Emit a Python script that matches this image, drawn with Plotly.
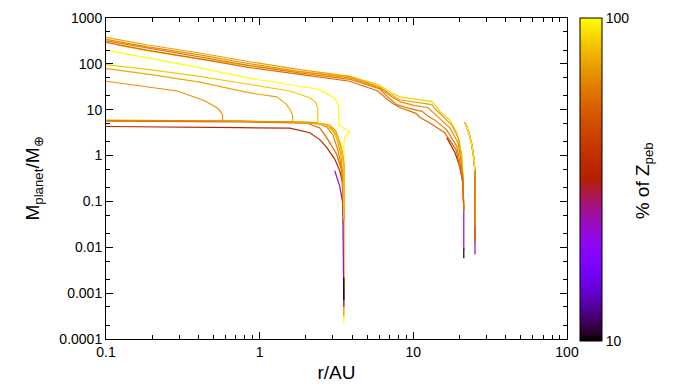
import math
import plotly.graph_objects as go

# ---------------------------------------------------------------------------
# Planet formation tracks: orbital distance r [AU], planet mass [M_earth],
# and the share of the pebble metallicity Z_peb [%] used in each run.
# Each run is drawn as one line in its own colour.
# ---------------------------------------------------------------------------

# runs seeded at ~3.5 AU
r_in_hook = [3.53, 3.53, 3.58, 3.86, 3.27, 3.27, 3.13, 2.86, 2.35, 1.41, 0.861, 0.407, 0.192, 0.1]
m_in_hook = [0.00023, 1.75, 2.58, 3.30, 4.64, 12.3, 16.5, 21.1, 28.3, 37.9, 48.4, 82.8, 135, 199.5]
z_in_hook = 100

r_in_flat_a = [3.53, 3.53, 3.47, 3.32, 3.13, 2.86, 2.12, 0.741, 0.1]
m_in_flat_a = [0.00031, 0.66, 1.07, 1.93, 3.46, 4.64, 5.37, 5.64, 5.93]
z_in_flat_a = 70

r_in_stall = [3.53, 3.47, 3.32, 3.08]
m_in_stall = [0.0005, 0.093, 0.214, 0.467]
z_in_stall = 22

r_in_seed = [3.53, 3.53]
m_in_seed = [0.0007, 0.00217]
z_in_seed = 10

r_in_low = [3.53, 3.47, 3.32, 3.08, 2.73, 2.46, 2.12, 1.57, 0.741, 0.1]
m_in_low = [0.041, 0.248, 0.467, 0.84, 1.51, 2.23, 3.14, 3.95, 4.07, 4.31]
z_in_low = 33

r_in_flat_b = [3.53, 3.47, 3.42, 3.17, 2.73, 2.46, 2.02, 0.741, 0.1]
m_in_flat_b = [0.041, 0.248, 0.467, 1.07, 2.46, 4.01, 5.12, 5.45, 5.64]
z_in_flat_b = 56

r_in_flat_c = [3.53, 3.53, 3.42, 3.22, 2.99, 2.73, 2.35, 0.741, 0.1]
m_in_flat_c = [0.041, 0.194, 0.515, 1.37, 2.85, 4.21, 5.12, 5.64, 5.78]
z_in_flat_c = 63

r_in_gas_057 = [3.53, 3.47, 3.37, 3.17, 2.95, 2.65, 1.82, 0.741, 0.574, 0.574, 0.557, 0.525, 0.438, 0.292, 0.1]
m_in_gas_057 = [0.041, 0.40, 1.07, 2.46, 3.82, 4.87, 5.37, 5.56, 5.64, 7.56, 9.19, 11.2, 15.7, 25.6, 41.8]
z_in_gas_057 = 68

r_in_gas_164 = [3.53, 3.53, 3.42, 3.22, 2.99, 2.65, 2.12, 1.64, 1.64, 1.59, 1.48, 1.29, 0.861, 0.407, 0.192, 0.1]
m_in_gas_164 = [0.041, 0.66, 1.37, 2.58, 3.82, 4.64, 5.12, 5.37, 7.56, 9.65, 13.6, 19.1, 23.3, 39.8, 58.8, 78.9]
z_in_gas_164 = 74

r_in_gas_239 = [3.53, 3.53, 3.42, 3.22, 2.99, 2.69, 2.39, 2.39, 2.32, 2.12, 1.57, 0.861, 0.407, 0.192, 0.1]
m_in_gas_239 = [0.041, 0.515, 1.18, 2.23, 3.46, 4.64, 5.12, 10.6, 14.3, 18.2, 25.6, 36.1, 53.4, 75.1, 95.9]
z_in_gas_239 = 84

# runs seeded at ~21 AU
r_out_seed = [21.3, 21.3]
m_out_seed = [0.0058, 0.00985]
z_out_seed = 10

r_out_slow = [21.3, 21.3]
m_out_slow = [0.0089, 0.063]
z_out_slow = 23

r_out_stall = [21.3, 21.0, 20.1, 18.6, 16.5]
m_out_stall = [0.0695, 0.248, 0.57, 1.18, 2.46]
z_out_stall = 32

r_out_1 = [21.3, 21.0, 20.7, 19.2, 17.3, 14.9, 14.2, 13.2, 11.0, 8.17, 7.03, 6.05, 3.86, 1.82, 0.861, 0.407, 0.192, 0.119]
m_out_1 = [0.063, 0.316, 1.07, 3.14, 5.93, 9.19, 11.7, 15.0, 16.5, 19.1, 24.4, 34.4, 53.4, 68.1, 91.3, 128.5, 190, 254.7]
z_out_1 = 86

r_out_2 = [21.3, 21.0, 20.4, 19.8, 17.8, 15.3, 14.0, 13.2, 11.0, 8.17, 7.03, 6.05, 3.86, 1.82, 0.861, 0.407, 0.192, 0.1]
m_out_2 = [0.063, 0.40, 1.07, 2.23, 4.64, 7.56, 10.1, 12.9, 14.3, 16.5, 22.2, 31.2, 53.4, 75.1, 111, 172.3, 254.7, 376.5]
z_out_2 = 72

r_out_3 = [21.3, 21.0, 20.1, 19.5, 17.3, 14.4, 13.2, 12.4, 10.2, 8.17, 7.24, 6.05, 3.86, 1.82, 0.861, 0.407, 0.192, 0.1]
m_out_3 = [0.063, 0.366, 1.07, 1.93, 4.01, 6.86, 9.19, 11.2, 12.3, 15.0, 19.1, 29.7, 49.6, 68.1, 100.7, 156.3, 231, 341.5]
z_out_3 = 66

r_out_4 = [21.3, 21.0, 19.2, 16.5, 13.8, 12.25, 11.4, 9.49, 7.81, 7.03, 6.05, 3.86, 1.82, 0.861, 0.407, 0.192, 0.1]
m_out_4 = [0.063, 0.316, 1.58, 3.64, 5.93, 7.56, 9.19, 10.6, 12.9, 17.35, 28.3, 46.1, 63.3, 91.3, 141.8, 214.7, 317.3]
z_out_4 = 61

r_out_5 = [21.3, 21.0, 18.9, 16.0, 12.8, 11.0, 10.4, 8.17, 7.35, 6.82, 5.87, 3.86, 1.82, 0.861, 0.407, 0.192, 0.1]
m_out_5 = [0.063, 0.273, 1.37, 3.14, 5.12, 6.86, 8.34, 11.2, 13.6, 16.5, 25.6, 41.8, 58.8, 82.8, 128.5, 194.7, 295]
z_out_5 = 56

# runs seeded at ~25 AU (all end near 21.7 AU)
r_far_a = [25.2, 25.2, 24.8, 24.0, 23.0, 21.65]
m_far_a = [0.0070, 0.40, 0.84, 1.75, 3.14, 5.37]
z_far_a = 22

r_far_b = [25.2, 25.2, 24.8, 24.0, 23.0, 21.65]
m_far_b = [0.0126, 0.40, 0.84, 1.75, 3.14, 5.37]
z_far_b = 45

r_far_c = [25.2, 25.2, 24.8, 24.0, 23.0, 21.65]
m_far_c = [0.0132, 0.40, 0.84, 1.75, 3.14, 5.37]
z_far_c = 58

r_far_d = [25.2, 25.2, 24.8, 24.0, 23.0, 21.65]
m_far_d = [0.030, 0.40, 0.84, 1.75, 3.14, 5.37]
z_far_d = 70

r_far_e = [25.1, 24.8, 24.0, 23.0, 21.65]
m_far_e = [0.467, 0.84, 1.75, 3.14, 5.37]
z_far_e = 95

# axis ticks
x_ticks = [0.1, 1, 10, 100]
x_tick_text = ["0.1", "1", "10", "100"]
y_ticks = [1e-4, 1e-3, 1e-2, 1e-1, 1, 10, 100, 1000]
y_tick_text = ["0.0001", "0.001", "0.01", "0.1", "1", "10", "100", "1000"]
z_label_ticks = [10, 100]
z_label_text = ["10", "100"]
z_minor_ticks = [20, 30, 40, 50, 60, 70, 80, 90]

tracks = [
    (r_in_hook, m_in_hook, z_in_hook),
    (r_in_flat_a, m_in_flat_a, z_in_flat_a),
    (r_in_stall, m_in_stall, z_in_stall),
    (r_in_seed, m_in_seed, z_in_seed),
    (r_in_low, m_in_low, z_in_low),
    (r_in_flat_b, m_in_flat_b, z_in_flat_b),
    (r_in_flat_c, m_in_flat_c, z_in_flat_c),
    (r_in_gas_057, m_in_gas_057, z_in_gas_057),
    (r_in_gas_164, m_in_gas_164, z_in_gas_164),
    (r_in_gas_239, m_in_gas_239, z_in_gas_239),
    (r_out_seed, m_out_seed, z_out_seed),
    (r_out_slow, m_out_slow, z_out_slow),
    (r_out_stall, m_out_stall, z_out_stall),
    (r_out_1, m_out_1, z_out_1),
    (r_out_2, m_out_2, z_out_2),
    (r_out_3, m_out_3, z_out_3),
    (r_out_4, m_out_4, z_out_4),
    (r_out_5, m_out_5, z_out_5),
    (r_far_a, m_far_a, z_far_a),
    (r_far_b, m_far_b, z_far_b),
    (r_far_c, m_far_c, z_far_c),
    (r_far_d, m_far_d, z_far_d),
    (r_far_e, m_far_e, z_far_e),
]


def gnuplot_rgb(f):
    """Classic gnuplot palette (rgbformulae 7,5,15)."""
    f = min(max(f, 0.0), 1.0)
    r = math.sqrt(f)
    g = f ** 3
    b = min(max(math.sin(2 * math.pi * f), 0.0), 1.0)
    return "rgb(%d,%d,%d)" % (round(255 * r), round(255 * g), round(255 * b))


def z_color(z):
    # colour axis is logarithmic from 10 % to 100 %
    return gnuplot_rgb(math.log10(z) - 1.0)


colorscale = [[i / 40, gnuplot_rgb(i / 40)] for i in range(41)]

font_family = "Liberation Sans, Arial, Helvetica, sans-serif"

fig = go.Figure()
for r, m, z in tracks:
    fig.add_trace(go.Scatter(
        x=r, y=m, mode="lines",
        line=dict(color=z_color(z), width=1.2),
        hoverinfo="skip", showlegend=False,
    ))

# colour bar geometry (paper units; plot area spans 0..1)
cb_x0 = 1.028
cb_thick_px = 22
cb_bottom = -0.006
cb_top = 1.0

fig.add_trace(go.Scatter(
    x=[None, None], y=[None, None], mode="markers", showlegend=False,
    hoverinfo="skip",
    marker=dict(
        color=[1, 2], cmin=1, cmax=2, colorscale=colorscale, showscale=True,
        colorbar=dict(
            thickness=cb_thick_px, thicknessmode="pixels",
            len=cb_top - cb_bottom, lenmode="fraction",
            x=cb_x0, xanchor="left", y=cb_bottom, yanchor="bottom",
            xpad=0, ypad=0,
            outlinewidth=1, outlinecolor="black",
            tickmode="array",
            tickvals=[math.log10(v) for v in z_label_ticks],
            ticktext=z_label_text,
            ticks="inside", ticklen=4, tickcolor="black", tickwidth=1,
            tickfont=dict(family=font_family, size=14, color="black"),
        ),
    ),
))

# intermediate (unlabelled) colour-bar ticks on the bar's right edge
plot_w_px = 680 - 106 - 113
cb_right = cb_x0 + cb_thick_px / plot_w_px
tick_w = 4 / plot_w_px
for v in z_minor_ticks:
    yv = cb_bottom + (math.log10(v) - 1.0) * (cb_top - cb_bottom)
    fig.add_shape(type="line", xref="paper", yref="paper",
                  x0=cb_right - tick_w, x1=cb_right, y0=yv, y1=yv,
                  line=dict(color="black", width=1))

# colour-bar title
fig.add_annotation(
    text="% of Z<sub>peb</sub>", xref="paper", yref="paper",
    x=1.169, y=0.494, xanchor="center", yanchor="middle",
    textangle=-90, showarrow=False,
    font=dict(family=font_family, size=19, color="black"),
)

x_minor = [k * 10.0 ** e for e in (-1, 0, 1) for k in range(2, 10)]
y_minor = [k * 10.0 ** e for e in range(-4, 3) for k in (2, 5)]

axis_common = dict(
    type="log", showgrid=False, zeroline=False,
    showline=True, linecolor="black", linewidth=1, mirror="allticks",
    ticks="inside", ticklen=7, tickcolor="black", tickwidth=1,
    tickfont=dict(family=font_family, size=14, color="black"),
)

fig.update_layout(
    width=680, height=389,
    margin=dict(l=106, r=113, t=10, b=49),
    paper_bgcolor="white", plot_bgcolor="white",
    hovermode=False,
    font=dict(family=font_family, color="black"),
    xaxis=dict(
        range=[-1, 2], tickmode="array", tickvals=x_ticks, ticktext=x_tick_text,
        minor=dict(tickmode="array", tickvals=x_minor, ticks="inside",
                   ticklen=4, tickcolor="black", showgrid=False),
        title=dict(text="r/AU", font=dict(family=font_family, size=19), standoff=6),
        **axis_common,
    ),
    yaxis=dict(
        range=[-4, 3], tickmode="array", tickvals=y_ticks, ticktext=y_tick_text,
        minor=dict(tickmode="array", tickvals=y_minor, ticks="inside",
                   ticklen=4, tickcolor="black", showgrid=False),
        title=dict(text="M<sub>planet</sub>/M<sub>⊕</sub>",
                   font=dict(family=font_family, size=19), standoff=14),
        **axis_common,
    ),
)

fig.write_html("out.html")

Set problem:
Lines of the material that contain the word "drawn" are to be gathered.

Final result:
Emit a Python script that matches this image, drawn with Plotly.
# Each run is drawn as one line in its own colour.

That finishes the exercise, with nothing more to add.